К этой постановке Сергей Павлович готовился очень долго. Он мечтал показать парижской публике самобытную, ни с чем несравнимую Русь конца XVI — начала XVII века и для достижения этой цели не щадил себя: снова, как и перед Таврической выставкой 1905 года, исколесил всю Россию. Только тогда он посещал помещичьи усадьбы, а теперь — крестьянские избы, собирал подлинные русские сарафаны, хранившиеся в бабушкиных сундуках, старинный бисер и вышивки, предметы домашнего обихода, которые передавались из поколения в поколение. Он понимал, что всё это богатство — одна из составляющих будущего успеха, имя которому — русское чудо.
Но для того чтобы оно свершилось, нужно было продумать всё до мелочей. И здесь роль Дягилева выходила далеко за пределы «интендантской». Конечно, он, как и в прежние времена — шла ли речь об издании журнала, организации очередной художественной выставки или цикла концертов — руководил всей подготовкой оперы: ангажировал лучших певцов Мариинского театра во главе с Ф. И. Шаляпиным, хор московского Большого театра вместе с хормейстером У. Авранеком. Сценическая режиссура была им поручена А. Санину, а музыкальная часть — Ф. Блуменфельду, «являвшему собою тип „милейшего человека и на редкость чуткого дирижера“». Позаботился Сергей Павлович и об оформлении спектакля, пригласив группу прекрасных художников, в числе которых были Александр Головин, Константин Юон, Степан Яремич, Александр Бенуа. И всё же главное — в другом: импресарио впервые предложил собственную концепцию музыкального спектакля.
Начиная подготовку к его постановке, Сергей Павлович внимательно изучил авторский клавир «Бориса Годунова», изданный в 1874 году, и сравнил его с редакцией Н. А. Римского-Корсакова, в которой опера с успехом шла в Мариинском театре.
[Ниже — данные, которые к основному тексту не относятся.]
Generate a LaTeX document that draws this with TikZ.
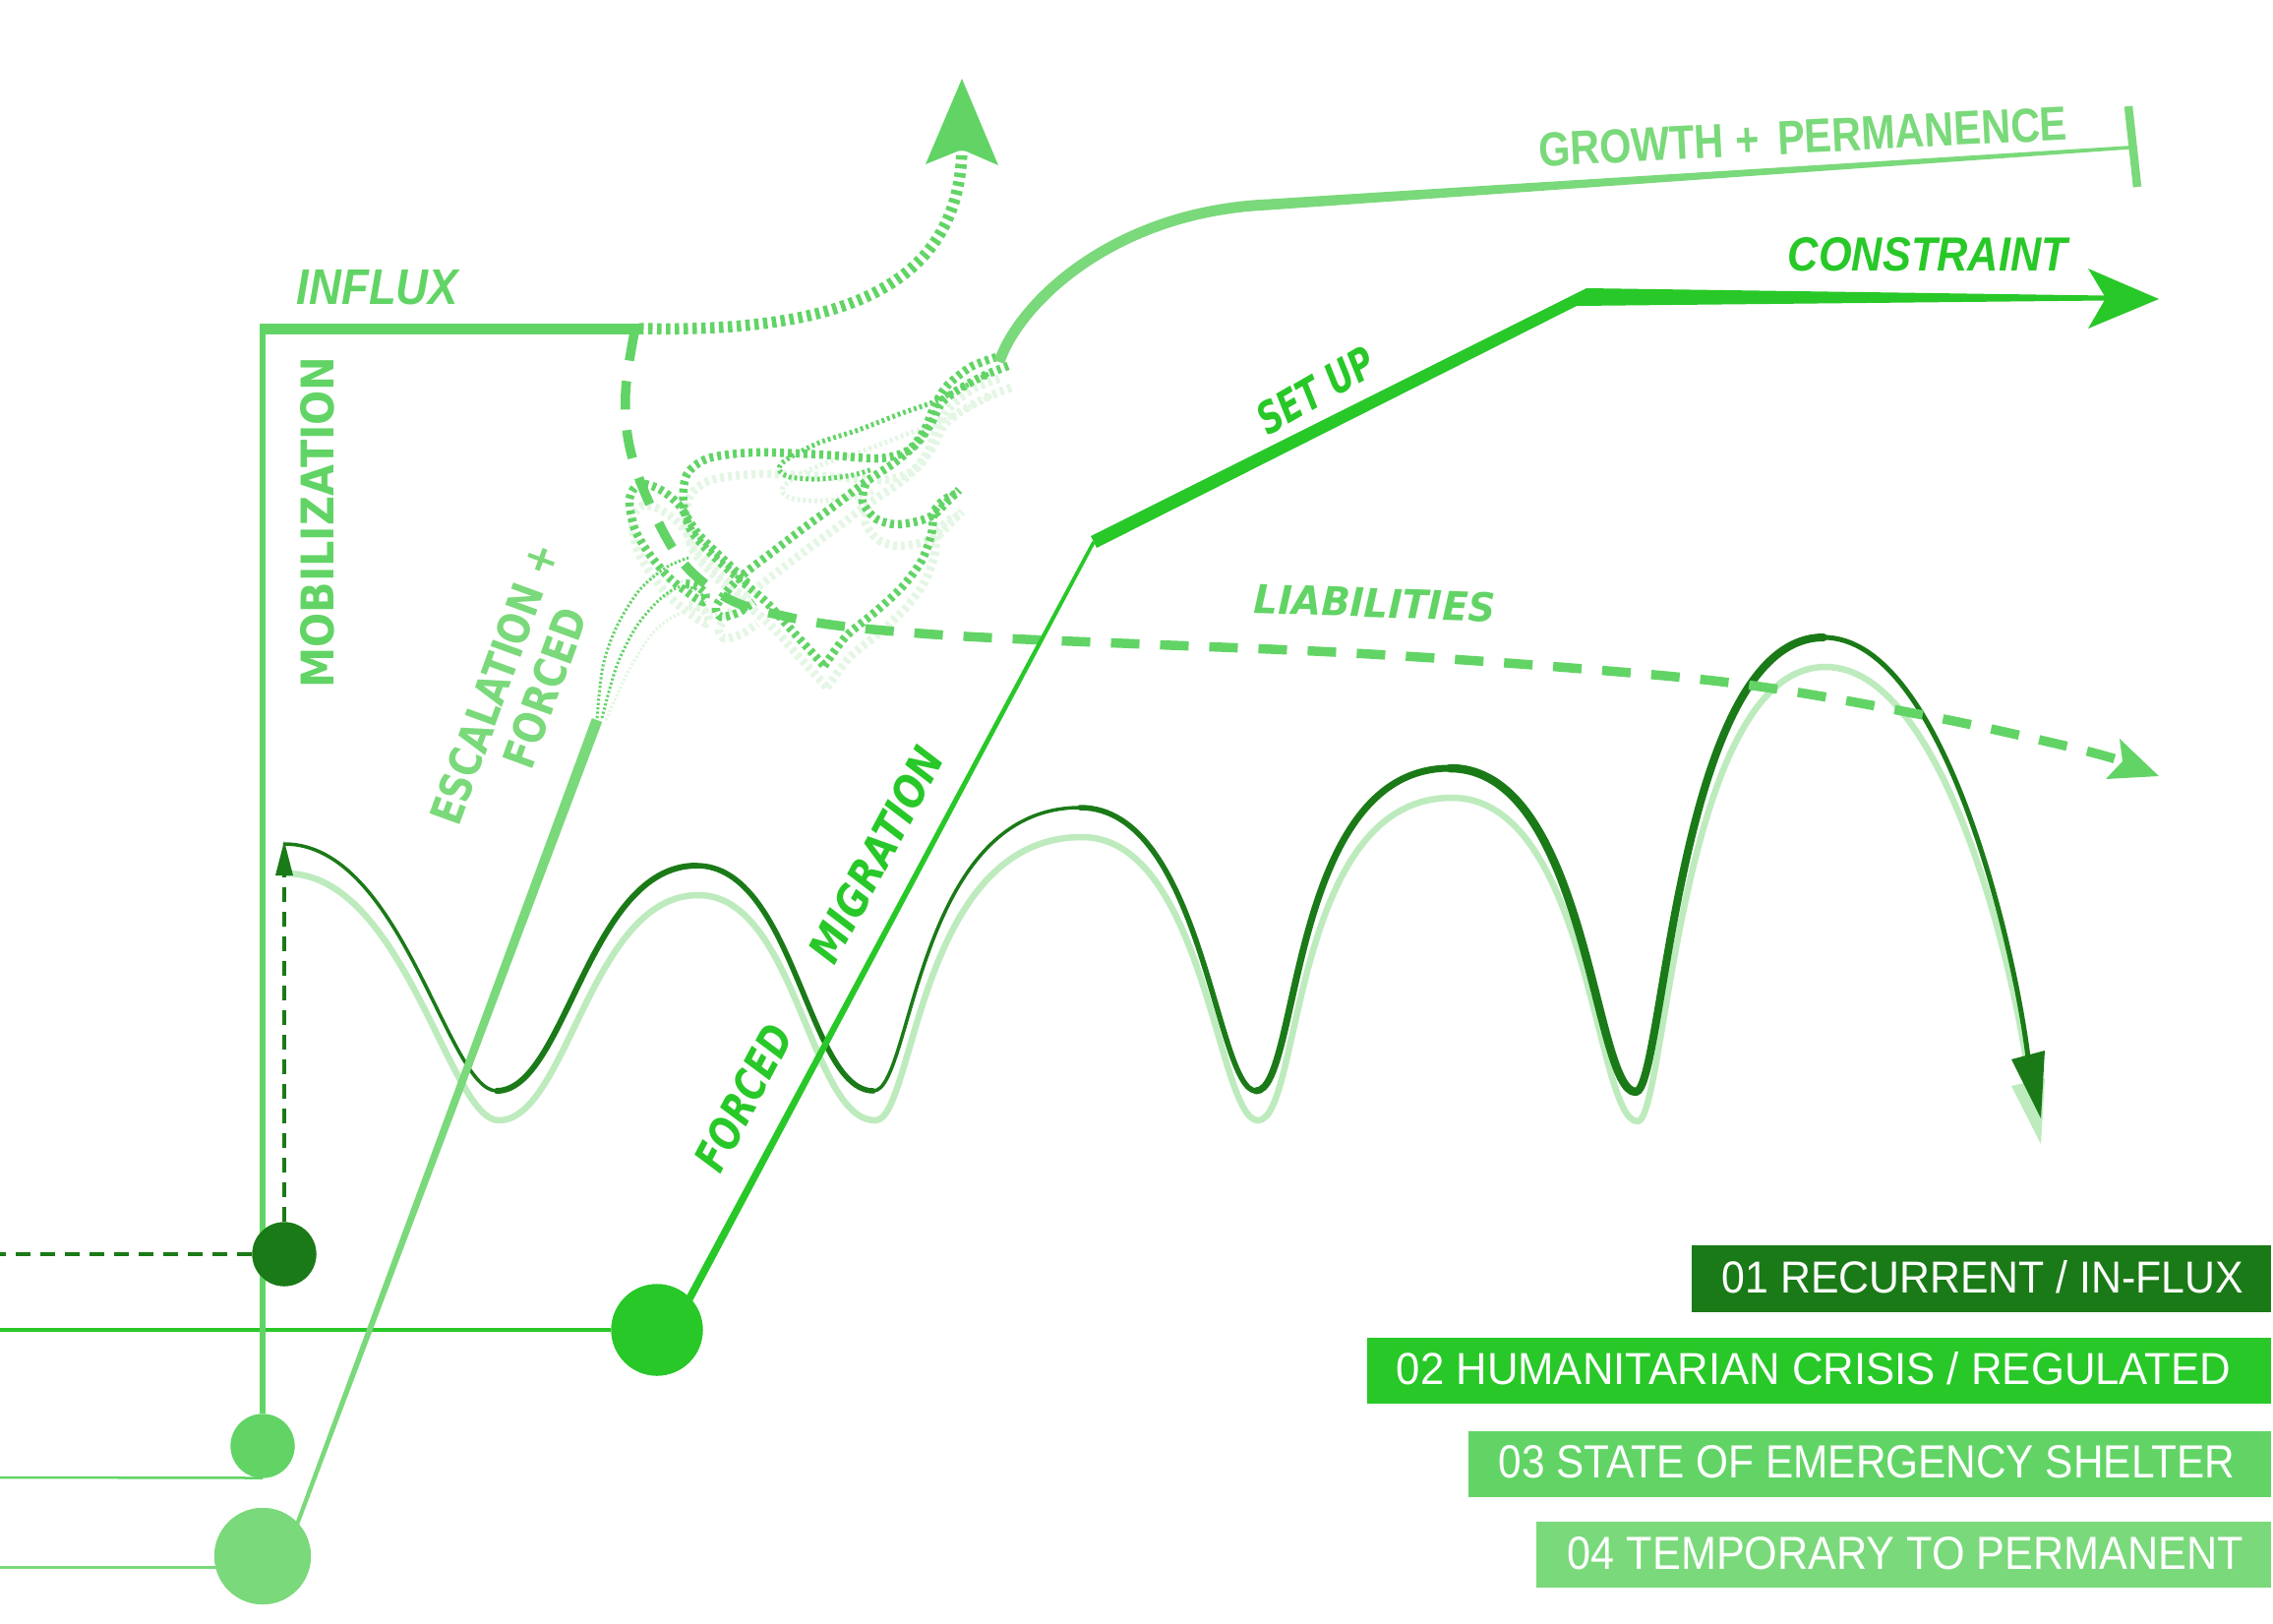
\documentclass[tikz,border=0pt]{standalone}
\usepackage{fontspec}
\setmainfont{Liberation Sans}
\newfontfamily\heavyfont{DejaVu Sans}
\usepackage{graphicx}
\definecolor{cDark}{HTML}{1A7A17}
\definecolor{cBright}{HTML}{28C828}
\definecolor{cMed}{HTML}{62D466}
\definecolor{cLight}{HTML}{7AD97A}
\definecolor{cPale}{HTML}{BDEBBD}
\definecolor{cFaint}{HTML}{E4F6E4}
\begin{document}
\begin{tikzpicture}[x=0.01cm, y=-0.01cm,
  lbl/.style={inner sep=0pt, outer sep=0pt},
  rope/.style={line width=0.085cm, dash pattern=on 0.04cm off 0.04cm},
  thinrope/.style={line width=0.05cm, dash pattern=on 0.028cm off 0.03cm},
  fanline/.style={line width=0.03cm, dash pattern=on 0.022cm off 0.022cm},
  ball/.style={circle, inner sep=0pt, outer sep=0pt},
  legbox/.style={inner sep=0pt, outer sep=0pt, minimum height=0.67cm},
  legtext/.style={inner sep=0pt, outer sep=0pt, text=white},
  wv/.style={cDark, line cap=round}]

\useasboundingbox (0,0) rectangle (2311,1651);
\fill[white] (0,0) rectangle (2311,1651);

% ---------- pale shadows of the tangle
\begin{scope}[shift={(3,22)}, color=cFaint]
\draw[rope] plot[smooth] coordinates {(1013,363) (987,373) (963,392) (950,413) (940,437) (923,458) (893,466) (833,462) (767,460) (720,466) (698,483) (695,513) (703,540) (727,567) (753,590) (780,613) (807,643) (838,677)};
\draw[rope] plot[smooth] coordinates {(838,677) (860,647) (890,622) (917,597) (937,570) (947,543) (950,520) (960,508) (972,502)};
\draw[rope] plot[smooth] coordinates {(1025,372) (1000,382) (973,397) (957,410) (947,430) (933,450) (910,470) (880,490) (850,513) (817,537) (787,560) (757,583) (740,600) (728,617) (733,627) (750,623) (767,612)};
\draw[rope] plot[smooth] coordinates {(880,492) (877,510) (890,527) (910,533) (933,530) (950,523) (963,510) (975,498)};
\draw[rope] plot[smooth] coordinates {(760,593) (740,573) (710,543) (690,513) (670,497) (650,492) (640,507) (645,537) (660,563) (680,587) (700,603) (715,612) (717,603) (707,595) (693,593)};
\draw[thinrope] plot[smooth] coordinates {(1005,380) (953,407) (917,420) (873,437) (833,450) (800,467) (792,477) (803,485) (833,487) (867,483) (887,477)};
\end{scope}
\draw[cFaint, fanline] plot[smooth] coordinates {(616,732) (640,680) (667,640) (700,620) (730,625)};

% ---------- waves
\begin{scope}[shift={(2,30)}]
\draw[cPale, line width=0.065cm] (289,858) .. controls (409,858) and (455,1109) .. (505,1109)
  .. controls (575,1109) and (598,880) .. (708,880)
  .. controls (808,880) and (821,1109) .. (888,1109)
  .. controls (928,1109) and (930,821) .. (1098,821)
  .. controls (1223,821) and (1236,1109) .. (1277,1109)
  .. controls (1322,1109) and (1309,781) .. (1474,781)
  .. controls (1614,781) and (1620,1110) .. (1663,1110)
  .. controls (1692,1110) and (1704,648) .. (1854,648)
  .. controls (1975,648) and (2048,960) .. (2062,1075);
\end{scope}
\fill[cPale] (2045,1104) -- (2079,1096) -- (2075,1163) -- cycle;

\draw[wv, line width=0.035cm] (289,858) .. controls (409,858) and (455,1109) .. (505,1109);
\draw[wv, line width=0.06cm] (505,1109) .. controls (575,1109) and (598,880) .. (708,880);
\draw[wv, line width=0.055cm] (708,880) .. controls (808,880) and (821,1109) .. (888,1109);
\draw[wv, line width=0.035cm] (888,1109) .. controls (928,1109) and (930,821) .. (1098,821);
\draw[wv, line width=0.055cm] (1098,821) .. controls (1223,821) and (1236,1109) .. (1277,1109);
\draw[wv, line width=0.07cm] (1277,1109) .. controls (1322,1109) and (1309,781) .. (1474,781);
\draw[wv, line width=0.085cm] (1474,781) .. controls (1614,781) and (1620,1110) .. (1663,1110);
\draw[wv, line width=0.08cm] (1663,1110) .. controls (1692,1110) and (1704,648) .. (1854,648);
\draw[wv, line width=0.05cm] (1854,648) .. controls (1975,648) and (2048,960) .. (2062,1075);
\fill[cDark] (2045,1077) -- (2079,1068) -- (2075,1137) -- cycle;
\fill[cDark] (289,855) -- (298,890) -- (280,890) -- cycle;

% ---------- tangle
\begin{scope}[color=cMed]
\draw[rope] plot[smooth] coordinates {(1013,363) (987,373) (963,392) (950,413) (940,437) (923,458) (893,466) (833,462) (767,460) (720,466) (698,483) (695,513) (703,540) (727,567) (753,590) (780,613) (807,643) (838,677)};
\draw[rope] plot[smooth] coordinates {(838,677) (860,647) (890,622) (917,597) (937,570) (947,543) (950,520) (960,508) (972,502)};
\draw[rope] plot[smooth] coordinates {(1025,372) (1000,382) (973,397) (957,410) (947,430) (933,450) (910,470) (880,490) (850,513) (817,537) (787,560) (757,583) (740,600) (728,617) (733,627) (750,623) (767,612)};
\draw[rope] plot[smooth] coordinates {(880,492) (877,510) (890,527) (910,533) (933,530) (950,523) (963,510) (975,498)};
\draw[rope] plot[smooth] coordinates {(760,593) (740,573) (710,543) (690,513) (670,497) (650,492) (640,507) (645,537) (660,563) (680,587) (700,603) (715,612) (717,603) (707,595) (693,593)};
\draw[thinrope] plot[smooth] coordinates {(1005,380) (953,407) (917,420) (873,437) (833,450) (800,467) (792,477) (803,485) (833,487) (867,483) (887,477)};
\draw[fanline] plot[smooth] coordinates {(607,730) (613,677) (627,637) (650,600) (677,577) (700,567)};
\draw[fanline] plot[smooth] coordinates {(612,730) (627,677) (647,637) (670,610) (690,597) (710,600) (717,612)};
\end{scope}

% ---------- influx: dotted arrow
\coordinate (inEnd) at (650,334);
\coordinate (upTip) at (978,152);
\draw[cMed, line width=0.115cm, dash pattern=on 0.045cm off 0.045cm] (inEnd) .. controls (830,338) and (975,305) .. (upTip);
\fill[cMed] (978,80) -- (1015,168) -- (978,152) -- (941,167) -- cycle;

% ---------- liabilities dashed
\draw[cMed, line width=0.095cm, dash pattern=on 0.29cm off 0.21cm] plot[smooth, tension=0.6] coordinates {(645,338) (636,400) (641,458) (665,522) (697,575) (743,610) (800,627) (860,637) (950,645) (1043,650) (1166,655) (1376,664) (1597,679) (1782,697) (1966,729) (2099,758) (2152,772)};
\fill[cMed] (2195,789) -- (2155,751) -- (2158,774) -- (2141,792) -- cycle;

% ---------- growth + permanence
\coordinate (gStart) at (1016,368);
\coordinate (gMid) at (1290,208);
\draw[cLight, line width=0.11cm] (gStart) .. controls (1035,310) and (1130,215) .. (gMid);
\fill[cLight] (1290,202.5) -- (2168,148) -- (2168,151.5) -- (1290,213.5) -- cycle;
\draw[cLight, line width=0.085cm] (2164,108) -- (2173,190);

% ---------- circles (named)
\node[ball, fill=cDark, minimum size=0.65cm] (c1) at (289,1275) {};
\node[ball, fill=cBright, minimum size=0.93cm] (c2) at (668,1352) {};
\node[ball, fill=cMed, minimum size=0.65cm] (c3) at (267,1470) {};
\node[ball, fill=cLight, minimum size=0.98cm] (c4) at (267,1582) {};

% ---------- lines to the left and mobilization / influx
\coordinate (l1) at (0,1275);
\coordinate (l2) at (0,1352);
\coordinate (l3) at (0,1502);
\coordinate (l4) at (0,1593);
\coordinate (a1) at (289,890);
\coordinate (mobTop) at (267,329);
\draw[cDark, line width=0.04cm, dash pattern=on 0.15cm off 0.10cm] (c1.west) -- (l1);
\draw[cDark, line width=0.035cm, dash pattern=on 0.15cm off 0.10cm] (c1.north) -- (a1);
\draw[cBright, line width=0.045cm] (c2.west) -- (l2);
\draw[cMed, line width=0.025cm] (c3.south) -- (l3);
\draw[cLight, line width=0.03cm] (c4.center |- l4) -- (l4);
\draw[cMed, line width=0.065cm] (c3.north) -- (mobTop);
\draw[cMed, line width=0.11cm] (263.75,334) -- (inEnd);

% ---------- escalation line
\fill[cLight] (288.2,1581.4) -- (601.8,730.1) -- (612.2,733.9) -- (291.8,1582.6) -- cycle;

% ---------- forced migration / set up / constraint
\fill[cBright] (680.5,1350.1) -- (1110.4,550.15) -- (1113.6,551.85) -- (687.5,1353.9) -- cycle;
\fill[cBright] (1109,545) -- (1613,293) -- (2141,300.5) -- (2141,305.5) -- (1603,311) -- (1115,557) -- cycle;
\fill[cBright] (2195,304) -- (2123,273) -- (2141,303) -- (2123,334) -- cycle;

% circles on top of their lines
\node[ball, fill=cDark, minimum size=0.65cm] at (c1) {};
\node[ball, fill=cBright, minimum size=0.93cm] at (c2) {};
\node[ball, fill=cMed, minimum size=0.65cm] at (c3) {};
\node[ball, fill=cLight, minimum size=0.98cm] at (c4) {};

% ---------- labels
\node[lbl, text=cMed] (tInflux) at (384,292) {\resizebox{1.64cm}{0.35cm}{\bfseries\itshape INFLUX}};
\node[lbl, text=cMed, rotate=90] (tMob) at (323,531) {\resizebox{3.37cm}{0.34cm}{\heavyfont\bfseries MOBILIZATION}};
\node[lbl, text=cLight, rotate=70] (tEsc) at (531.5,706) {\begin{tabular}{@{}c@{}}\resizebox{3.00cm}{0.33cm}{\heavyfont\bfseries ESCALATION +}\\[0.043cm]\hspace*{0.28cm}\resizebox{1.70cm}{0.33cm}{\heavyfont\bfseries FORCED}\end{tabular}};
\node[lbl, text=cBright, rotate=62] (tMig) at (891,869) {\resizebox{2.40cm}{0.33cm}{\heavyfont\bfseries\itshape MIGRATION}};
\node[lbl, text=cBright, rotate=62] (tForc2) at (756,1116) {\resizebox{1.60cm}{0.33cm}{\heavyfont\bfseries\itshape FORCED}};
\node[lbl, text=cBright, rotate=30] (tSet) at (1338,397) {\resizebox{1.31cm}{0.33cm}{\heavyfont\bfseries\itshape SET UP}};
\node[lbl, text=cBright] (tCon) at (1960,259) {\resizebox{2.84cm}{0.34cm}{\bfseries\itshape CONSTRAINT}};
\node[lbl, text=cLight, rotate=2.9] (tGrow) at (1833,139) {\resizebox{5.38cm}{0.34cm}{\bfseries GROWTH +\hspace{0.45em}PERMANENCE}};
\node[lbl, text=cMed, rotate=-2] (tLia) at (1398,613) {\resizebox{2.45cm}{0.30cm}{\heavyfont\bfseries\itshape LIABILITIES}};

% ---------- legend
\node[legbox, fill=cDark, minimum width=5.89cm] (k1) at (2014.5,1300) {};
\node[legbox, fill=cBright, minimum width=9.19cm] (k2) at (1849.5,1393.5) {};
\node[legbox, fill=cMed, minimum width=8.16cm] (k3) at (1901,1488.5) {};
\node[legbox, fill=cLight, minimum width=7.47cm] (k4) at (1935.5,1580.5) {};
\node[legtext] (k1t) at (2016,1298.5) {\resizebox{5.30cm}{0.33cm}{01 RECURRENT / IN-FLUX}};
\node[legtext] (k2t) at (1844,1391) {\resizebox{8.48cm}{0.33cm}{02 HUMANITARIAN CRISIS / REGULATED}};
\node[legtext] (k3t) at (1898,1486) {\resizebox{7.48cm}{0.33cm}{03 STATE OF EMERGENCY SHELTER}};
\node[legtext] (k4t) at (1937.5,1579) {\resizebox{6.87cm}{0.33cm}{04 TEMPORARY TO PERMANENT}};
\end{tikzpicture}
\end{document}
Дягилеву бросилось в глаза, что в существовавшей постановке были почему-то опущены две ключевые в драматургическом отношении сцены: «Часы с курантами» и «Под Кромами». Он их тут же включил в спектакль. К слову сказать, его редакция была принята в дальнейшем многими российскими и западными режиссерами.
Особенно значимой казалась Дягилеву вторая картина пролога — венчание на царство. В одном из писем Римскому-Корсакову импресарио заметил: «Сцену венчания надо поставить так, чтобы французы рехнулись от ее величия». Не ограничившись подобным пожеланием, он попросил композитора дописать в партитуре 40 тактов, чтобы продлить сцену шествия бояр и духовенства, что тот с удовольствием и сделал. В таком случае скорбный монолог царя Бориса становился особенно пронзительным, отражал чувство щемящего одиночества героя.